Maybe you already guessed, but the point of the pottery class story is to show you learning isn’t enough. You absolutely have to practice. And, it terms of the USMLE, that means sitting down and doing practice questions. Now, we are not recommending here that you only and exclusively go though qbanks. After all, even boy in the pottery class who chose to practice stopped occasionally to run to the library and learn. This being said, here are our recommendations:
Go crazy with the practice questions during your USMLE review, but remember to LEARN from your mistakes
- When beginning your USMLE review (this is assuming that you are a “standard” student in your medical school classes and retained foundational information), we recommend that you jump head first into practice questions! You should have learned or at least touched upon most (if not all) of the information you need for the USMLE in your classes. The best way to identify areas you need some extra review with is to start trying practice questions and see what you are missing. When you miss a question, make sure to flag it and make a flashcard/ use a video resource to solidify the material being tested in your mind. Don’t forget to utilize spaced repetition!

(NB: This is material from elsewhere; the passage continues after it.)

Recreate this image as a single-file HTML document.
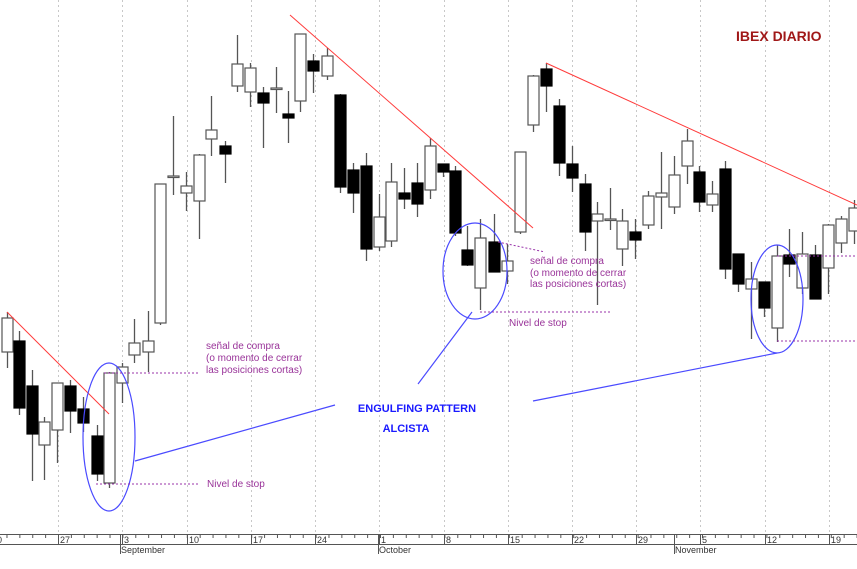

- Try to notice trends in what kind of questions you are getting wrong. Practice, practice, practice. It is absolutely imperative that you get used to the format of USMLE questions. You need to start getting used to the types of language used, tricky things to look for in the answer choices, and time management in getting through questions. We strongly recommend using a kitchen timer (not phone) to see how long questions take you to answer.
*If however you jump into practice questions and find you have absolutely no idea about the content in which many of the questions are trying to test you on, go back and build up your foundations. If you feel like there is a lot of information you are confused about or you feel overwhelmed, you may also want to consider a couple hours of tutoring.
Identify weak areas or topics that you need to focus on during your USMLE review
- Again, the more practice questions you attempt, the more you will start to notice trends emerging. You should start to be able to identify subjects or types of questions that you are weaker in and thereby need to focus on. This is where you need to bust out the flashcards and start memorizing. Some students also choose video resources or get a personal tutor and we recommend both of those options as a supplement to flashcards; not in place of.
*DO NOT identify your weak areas then hyperfocus only on those. A good USMLE review requires you to focus on weak areas while also going through mixed questions to keep your memory fresh even with topics you already feel confident on. Once you identify your weak areas, give them some extra time and effort, but continue practice question from all areas. If you focus on exclusively learning one topic or subject and neglect the rest, your knowledge in those areas will suffer.
- Did we mention you should be doing practice questions? We can’t stress this enough! PRACTICE, PRACTICE, PRACTICE!!! YOU NEED TO DO PRACTICE QUESTIONS!!! Do all the practice questions you can, time yourself, look up explanations (or ask a tutor), continue to identify subjects and topics of weakness and devote time to studying them. You should be making and reviewing flashcards for the information you find yourself shaky on and seeking out supplemental resources if you identify any topics that really stump you.
That’s pretty much all! Best of luck!